I do research before I buy things.

I do research after I buy things.

I do more research than is necessary or practical.

Here are the results.

Entries in chainsaw (1)


The Husqvarna 316e electric chainsaw

 The breezes are warm, the apple trees are in blossom, the scent of lilac drifts through the air. It is spring, and this man’s thoughts turn to…outdoor power tools. There is yard work to be done and one of the premiere tools available is the chainsaw. There are problems, though.

Any gasoline you might have from last year will be mere varnish by now. Then you have to find your two-cycle oil for the gas mix. Then there is the problem of getting the damned thing started, pulling the starter cord with increasing anger, desperation, and muscle pain. Once started, the device is heavy, noisy, and stinky. That stink is not merely aesthetic. A two-cycle engine spews 25-45% of its fuel unburned, exposing you to benzene and aromatic hydrocarbons. Add carbon monoxide, particulates, and a stew of other vaporized gak, and it is no wonder you feel brain dead after a session of bucking up cordwood. In fact, operating a small two-cycle engine for an hour produces more pollution that driving a car two thousand miles. For that matter, Americans spill an estimated 17 million gallons of gasoline a year while refueling outdoor equipment, a volume that dwarfs the Exxon Valdez.

Last year I did my usual research and purchased a Husqvarna 316e electric chainsaw. It received good reviews for power, features, weight, and noise. It is light and relatively quiet, yet it seems to cut like a medium-small gas powered saw. It is rated at 1600 watts, which is equivalent to 2.14 horsepower. It weighs 8.2 pounds, 20% lighter than a gas powered Husqvarna of the same horsepower. Last week I used it to fell some maple and birch saplings with no problem and cut up some 4”oak easily.
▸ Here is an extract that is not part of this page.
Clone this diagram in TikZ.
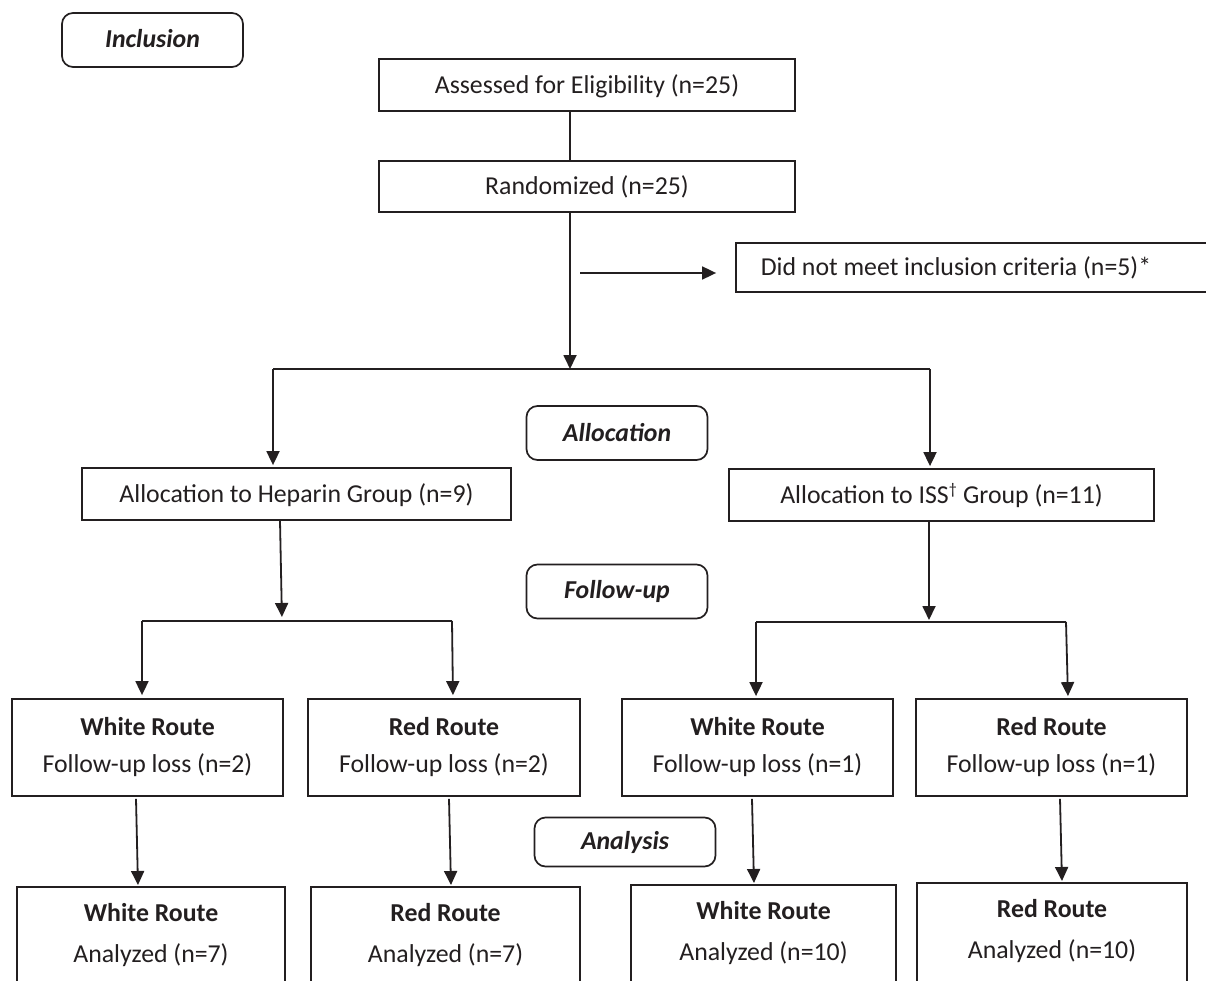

The machine is built on the same pattern as Husqvarna’s gasoline saws, with a double acting chain brake and a 16” bar. While many electric chainsaws have their motors mounted on the left side, sticking out, the 316e has an inline motor, giving it a form factor more like a traditional chainsaw. One excellent feature is the translucent viewport in the bar and chain oil reservoir, which allows the user to keep track of the oil level.

It appears to be just as durable as their gas saws, or perhaps even more so. Electric motors tend to last at least ten times longer than gas engines, and the disparity is even more pronounced for small, high speed, two-cycle engines.

True, the saw is restricted to a 100-150’ radius of a 120-volt AC outlet, but you would be surprised at the amount of practical chainsaw work there is within that distance. There is the extra attention the operator has to pay to handling the extension cord, but it becomes second nature quickly. It’s not a saw for the professional logger, but ideal for the homeowner. If you are in the market for a chainsaw, save your arms, your ears, your lungs, and the environment.